Steve Ryan

Personal information
- Full name: Stephen Ryan
- Date of birth: October 27, 1956 (age 68)
- Place of birth: San Francisco, California, United States
- Position(s): Forward / Midfielder

College career
- Years: Team / Apps / (Gls)
- 1975: San Francisco State Gators
- 1976–1978: San Jose State Spartans

Senior career*
- Years: Team / Apps / (Gls)
- 1979–1980: San Jose Earthquakes / 31 / (2)
- 1979–1980: Detroit Lightning (indoor) / 25 / (7)
- 1981: California Surf / 14 / (0)
- 1981–1982: New Jersey Rockets (indoor) / 38 / (15)
- 1982–1983: Golden Bay Earthquakes (indoor) / 1 / (0)

= Steve Ryan (soccer) =

American soccer player

Steve Ryan is a retired American soccer player who played professionally in the North American Soccer League and American Soccer League.

==Youth==
Ryan graduated from Archbishop Riordan High School. He also played for the San Francisco Glens.
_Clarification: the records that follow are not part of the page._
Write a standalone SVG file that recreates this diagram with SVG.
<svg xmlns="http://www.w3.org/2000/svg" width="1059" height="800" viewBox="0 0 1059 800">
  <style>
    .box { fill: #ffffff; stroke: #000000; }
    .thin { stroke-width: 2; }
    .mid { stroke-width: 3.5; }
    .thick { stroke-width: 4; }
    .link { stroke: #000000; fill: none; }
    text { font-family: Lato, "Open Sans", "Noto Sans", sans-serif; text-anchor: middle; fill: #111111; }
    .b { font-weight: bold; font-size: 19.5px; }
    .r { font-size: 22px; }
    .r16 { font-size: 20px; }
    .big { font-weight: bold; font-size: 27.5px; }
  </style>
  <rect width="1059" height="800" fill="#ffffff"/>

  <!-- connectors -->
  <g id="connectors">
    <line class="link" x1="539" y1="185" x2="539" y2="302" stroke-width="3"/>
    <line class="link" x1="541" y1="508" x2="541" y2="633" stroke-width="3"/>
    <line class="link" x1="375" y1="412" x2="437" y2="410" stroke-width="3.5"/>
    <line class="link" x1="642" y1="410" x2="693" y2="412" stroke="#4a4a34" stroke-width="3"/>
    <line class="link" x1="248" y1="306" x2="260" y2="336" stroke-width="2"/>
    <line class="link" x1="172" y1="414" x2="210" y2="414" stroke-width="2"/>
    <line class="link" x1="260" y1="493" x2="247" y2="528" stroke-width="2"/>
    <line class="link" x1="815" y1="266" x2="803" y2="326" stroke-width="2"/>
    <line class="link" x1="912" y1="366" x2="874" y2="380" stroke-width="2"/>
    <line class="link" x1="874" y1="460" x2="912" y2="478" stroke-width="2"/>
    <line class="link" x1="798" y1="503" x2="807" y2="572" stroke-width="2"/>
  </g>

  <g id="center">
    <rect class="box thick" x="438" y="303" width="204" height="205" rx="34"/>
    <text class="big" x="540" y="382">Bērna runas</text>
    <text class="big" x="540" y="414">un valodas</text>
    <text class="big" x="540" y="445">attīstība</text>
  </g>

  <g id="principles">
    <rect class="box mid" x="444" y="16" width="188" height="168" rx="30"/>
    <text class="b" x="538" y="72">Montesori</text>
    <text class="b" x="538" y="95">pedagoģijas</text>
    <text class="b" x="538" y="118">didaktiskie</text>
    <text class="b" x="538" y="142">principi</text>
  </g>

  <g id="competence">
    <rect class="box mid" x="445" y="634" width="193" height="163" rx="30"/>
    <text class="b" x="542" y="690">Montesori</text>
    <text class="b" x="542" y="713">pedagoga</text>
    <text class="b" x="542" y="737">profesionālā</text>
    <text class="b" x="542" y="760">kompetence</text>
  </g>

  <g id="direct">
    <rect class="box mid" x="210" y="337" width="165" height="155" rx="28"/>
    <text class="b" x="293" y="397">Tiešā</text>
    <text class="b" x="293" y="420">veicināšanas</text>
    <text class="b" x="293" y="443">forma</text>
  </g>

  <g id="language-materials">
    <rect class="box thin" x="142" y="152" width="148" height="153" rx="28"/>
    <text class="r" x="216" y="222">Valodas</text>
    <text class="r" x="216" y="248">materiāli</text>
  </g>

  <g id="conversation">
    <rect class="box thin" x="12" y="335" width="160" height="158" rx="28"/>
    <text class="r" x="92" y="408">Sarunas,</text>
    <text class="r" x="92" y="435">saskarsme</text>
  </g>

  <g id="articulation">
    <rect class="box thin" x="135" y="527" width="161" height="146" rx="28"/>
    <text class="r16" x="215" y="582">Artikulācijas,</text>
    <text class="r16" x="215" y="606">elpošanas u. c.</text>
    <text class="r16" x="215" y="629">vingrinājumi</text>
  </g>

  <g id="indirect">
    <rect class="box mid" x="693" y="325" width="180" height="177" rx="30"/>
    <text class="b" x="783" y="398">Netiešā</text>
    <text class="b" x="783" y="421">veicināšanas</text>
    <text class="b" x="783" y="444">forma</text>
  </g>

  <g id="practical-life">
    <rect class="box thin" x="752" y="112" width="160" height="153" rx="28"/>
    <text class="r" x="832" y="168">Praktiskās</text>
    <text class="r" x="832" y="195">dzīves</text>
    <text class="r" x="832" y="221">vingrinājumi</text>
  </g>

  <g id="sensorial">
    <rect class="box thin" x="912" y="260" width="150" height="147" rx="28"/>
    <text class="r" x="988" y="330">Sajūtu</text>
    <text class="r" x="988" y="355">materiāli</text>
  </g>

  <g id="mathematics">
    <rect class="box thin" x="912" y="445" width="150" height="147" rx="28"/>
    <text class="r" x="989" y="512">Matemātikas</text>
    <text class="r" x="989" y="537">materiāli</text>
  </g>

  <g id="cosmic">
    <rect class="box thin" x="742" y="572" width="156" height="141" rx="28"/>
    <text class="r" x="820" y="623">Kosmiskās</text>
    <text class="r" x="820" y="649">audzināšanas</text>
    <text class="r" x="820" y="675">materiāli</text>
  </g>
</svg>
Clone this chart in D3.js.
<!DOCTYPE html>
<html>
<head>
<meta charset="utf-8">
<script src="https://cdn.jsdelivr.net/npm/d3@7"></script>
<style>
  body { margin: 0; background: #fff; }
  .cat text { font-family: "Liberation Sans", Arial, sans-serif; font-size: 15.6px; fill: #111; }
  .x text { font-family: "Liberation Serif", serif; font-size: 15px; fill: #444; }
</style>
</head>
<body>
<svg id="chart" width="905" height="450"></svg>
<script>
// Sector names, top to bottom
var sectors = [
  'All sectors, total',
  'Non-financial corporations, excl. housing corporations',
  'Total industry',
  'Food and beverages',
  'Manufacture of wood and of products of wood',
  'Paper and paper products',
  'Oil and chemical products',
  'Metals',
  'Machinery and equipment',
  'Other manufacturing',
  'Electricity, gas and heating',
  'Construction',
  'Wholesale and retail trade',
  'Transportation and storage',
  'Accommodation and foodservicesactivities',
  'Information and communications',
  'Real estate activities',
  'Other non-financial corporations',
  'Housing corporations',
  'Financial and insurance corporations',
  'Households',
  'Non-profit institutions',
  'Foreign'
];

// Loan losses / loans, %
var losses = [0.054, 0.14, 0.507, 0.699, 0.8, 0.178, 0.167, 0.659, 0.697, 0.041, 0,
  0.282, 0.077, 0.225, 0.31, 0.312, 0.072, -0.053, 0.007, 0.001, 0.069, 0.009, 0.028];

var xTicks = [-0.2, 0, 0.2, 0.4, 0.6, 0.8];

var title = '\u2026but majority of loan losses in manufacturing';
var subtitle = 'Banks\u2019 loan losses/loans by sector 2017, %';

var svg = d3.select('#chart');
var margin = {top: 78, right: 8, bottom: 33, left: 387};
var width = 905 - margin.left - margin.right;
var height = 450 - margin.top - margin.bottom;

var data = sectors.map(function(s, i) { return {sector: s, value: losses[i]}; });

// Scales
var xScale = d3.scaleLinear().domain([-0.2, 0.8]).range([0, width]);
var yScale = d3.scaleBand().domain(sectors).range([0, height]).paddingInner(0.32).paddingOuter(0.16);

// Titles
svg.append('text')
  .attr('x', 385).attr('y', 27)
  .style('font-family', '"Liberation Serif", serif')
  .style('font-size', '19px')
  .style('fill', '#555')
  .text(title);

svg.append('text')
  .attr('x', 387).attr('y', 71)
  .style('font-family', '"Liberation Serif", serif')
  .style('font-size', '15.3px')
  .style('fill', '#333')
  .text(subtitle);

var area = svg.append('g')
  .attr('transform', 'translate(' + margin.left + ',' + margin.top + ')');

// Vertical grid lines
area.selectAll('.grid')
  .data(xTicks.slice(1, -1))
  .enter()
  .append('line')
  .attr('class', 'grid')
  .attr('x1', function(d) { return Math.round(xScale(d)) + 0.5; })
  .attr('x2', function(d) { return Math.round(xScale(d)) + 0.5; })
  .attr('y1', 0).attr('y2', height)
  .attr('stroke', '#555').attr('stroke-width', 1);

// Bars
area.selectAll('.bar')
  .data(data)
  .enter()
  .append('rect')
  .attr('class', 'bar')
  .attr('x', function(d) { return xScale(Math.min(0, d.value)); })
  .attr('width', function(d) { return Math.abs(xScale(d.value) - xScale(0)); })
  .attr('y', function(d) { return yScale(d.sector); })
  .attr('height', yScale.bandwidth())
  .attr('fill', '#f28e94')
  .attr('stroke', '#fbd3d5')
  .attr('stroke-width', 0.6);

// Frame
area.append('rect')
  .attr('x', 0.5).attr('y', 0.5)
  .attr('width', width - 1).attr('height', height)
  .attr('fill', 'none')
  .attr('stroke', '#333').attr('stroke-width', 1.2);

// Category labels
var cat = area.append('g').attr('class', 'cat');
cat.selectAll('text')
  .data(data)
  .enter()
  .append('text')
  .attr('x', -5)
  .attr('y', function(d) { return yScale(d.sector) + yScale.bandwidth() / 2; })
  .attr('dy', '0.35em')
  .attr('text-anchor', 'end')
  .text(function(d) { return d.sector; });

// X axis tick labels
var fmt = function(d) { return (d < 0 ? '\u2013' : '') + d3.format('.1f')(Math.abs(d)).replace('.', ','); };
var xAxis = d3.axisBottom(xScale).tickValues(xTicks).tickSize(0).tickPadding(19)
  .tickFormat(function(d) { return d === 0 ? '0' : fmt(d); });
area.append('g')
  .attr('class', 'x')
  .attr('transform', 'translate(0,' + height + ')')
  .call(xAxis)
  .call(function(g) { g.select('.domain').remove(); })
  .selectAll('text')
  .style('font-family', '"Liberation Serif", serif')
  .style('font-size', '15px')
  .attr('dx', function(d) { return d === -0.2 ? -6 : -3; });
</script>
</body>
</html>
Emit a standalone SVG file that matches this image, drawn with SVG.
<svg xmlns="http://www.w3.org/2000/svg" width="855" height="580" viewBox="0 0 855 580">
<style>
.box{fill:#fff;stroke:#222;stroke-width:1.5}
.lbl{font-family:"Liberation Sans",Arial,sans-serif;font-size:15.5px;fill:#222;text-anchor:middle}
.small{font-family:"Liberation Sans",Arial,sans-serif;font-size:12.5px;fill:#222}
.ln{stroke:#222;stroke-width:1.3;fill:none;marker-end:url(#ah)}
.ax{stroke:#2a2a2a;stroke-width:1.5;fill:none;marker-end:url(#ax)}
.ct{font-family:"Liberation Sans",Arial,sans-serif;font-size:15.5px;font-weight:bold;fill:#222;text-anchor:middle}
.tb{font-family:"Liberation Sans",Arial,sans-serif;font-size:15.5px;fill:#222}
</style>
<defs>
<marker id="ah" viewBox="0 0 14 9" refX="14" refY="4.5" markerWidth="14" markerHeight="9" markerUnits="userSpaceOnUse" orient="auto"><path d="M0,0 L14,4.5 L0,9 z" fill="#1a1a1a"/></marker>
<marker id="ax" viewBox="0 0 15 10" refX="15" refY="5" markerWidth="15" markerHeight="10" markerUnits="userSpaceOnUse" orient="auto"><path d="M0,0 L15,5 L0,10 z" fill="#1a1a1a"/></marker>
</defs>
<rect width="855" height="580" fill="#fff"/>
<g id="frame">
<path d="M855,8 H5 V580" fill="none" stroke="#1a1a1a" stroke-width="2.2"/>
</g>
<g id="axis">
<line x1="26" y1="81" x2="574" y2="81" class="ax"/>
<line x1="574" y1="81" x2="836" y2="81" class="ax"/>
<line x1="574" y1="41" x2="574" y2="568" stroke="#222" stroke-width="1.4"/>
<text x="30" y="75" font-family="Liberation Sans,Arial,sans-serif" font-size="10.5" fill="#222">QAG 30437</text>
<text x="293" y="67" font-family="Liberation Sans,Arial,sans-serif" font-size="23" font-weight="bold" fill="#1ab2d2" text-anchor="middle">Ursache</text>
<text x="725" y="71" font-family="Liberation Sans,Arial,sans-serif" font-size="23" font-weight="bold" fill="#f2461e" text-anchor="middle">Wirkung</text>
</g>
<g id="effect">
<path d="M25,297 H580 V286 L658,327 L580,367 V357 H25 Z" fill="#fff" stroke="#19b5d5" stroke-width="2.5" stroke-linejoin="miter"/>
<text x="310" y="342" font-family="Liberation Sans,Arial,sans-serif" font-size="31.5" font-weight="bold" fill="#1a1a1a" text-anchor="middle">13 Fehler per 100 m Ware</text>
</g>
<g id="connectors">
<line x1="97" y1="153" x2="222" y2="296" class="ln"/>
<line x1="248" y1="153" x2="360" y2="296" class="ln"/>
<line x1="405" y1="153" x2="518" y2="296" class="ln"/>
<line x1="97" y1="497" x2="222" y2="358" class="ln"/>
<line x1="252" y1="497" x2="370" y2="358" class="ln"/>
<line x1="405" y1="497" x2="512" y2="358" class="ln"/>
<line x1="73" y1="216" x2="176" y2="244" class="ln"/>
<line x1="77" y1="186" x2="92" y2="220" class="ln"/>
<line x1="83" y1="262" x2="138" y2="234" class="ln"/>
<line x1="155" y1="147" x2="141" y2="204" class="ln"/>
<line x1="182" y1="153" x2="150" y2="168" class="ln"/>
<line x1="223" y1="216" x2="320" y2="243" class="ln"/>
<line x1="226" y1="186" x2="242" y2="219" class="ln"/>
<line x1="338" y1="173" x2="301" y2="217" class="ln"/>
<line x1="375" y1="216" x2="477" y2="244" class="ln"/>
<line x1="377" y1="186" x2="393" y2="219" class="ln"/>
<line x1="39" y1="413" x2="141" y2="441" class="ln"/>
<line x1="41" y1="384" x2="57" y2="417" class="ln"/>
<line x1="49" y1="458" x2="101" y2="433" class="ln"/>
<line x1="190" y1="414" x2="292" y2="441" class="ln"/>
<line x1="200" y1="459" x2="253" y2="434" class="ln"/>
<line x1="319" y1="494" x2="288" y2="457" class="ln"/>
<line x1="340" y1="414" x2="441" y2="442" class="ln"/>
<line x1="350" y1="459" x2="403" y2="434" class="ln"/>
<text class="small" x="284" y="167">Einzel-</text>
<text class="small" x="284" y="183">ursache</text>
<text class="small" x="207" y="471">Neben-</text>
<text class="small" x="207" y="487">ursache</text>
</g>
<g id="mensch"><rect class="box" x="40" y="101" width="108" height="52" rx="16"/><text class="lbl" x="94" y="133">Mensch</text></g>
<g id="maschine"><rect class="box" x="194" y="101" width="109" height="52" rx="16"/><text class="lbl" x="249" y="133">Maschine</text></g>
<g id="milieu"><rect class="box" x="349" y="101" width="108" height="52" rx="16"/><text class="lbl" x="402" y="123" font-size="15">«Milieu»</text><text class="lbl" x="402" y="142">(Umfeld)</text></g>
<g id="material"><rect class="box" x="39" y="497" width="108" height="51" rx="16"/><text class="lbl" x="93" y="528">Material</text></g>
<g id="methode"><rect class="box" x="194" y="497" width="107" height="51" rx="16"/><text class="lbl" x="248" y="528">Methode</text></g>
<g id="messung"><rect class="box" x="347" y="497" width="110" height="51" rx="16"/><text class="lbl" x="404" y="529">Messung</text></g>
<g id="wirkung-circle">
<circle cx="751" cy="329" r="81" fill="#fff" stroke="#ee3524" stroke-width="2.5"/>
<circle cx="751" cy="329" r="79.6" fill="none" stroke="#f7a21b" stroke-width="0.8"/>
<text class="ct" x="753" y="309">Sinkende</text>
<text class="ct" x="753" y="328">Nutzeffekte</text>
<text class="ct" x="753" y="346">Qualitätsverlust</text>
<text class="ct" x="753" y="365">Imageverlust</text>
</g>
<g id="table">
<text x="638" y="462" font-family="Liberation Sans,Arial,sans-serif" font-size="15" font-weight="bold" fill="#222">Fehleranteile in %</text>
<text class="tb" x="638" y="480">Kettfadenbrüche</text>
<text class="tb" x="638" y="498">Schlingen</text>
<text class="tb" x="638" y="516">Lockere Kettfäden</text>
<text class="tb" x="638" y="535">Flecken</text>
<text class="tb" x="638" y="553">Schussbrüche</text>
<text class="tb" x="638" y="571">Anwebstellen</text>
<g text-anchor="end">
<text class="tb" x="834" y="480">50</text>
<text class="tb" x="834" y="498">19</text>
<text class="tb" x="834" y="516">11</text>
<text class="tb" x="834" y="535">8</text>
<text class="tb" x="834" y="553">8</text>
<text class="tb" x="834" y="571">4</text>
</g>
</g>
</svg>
He then entered San Francisco State University where he played soccer during the 1975 season. Ryan then transferred to San Jose State University, finishing his soccer career with them. In 2010, SJSU awarded Ryan its Lifetime Achievement Award. In 1979, he was captain of the U.S. soccer team at the 1979 World University Games.

==Professional==
In 1979, the San Jose Earthquakes of the North American Soccer League drafted Ryan. He played two outdoor seasons with the Earthquakes and one indoor season (1979–1980) on loan to the Detroit Lightning of the Major Indoor Soccer League. On May 22, 1981, the Earthquakes traded Ryan to the California Surf in exchange for Mark Lindsay.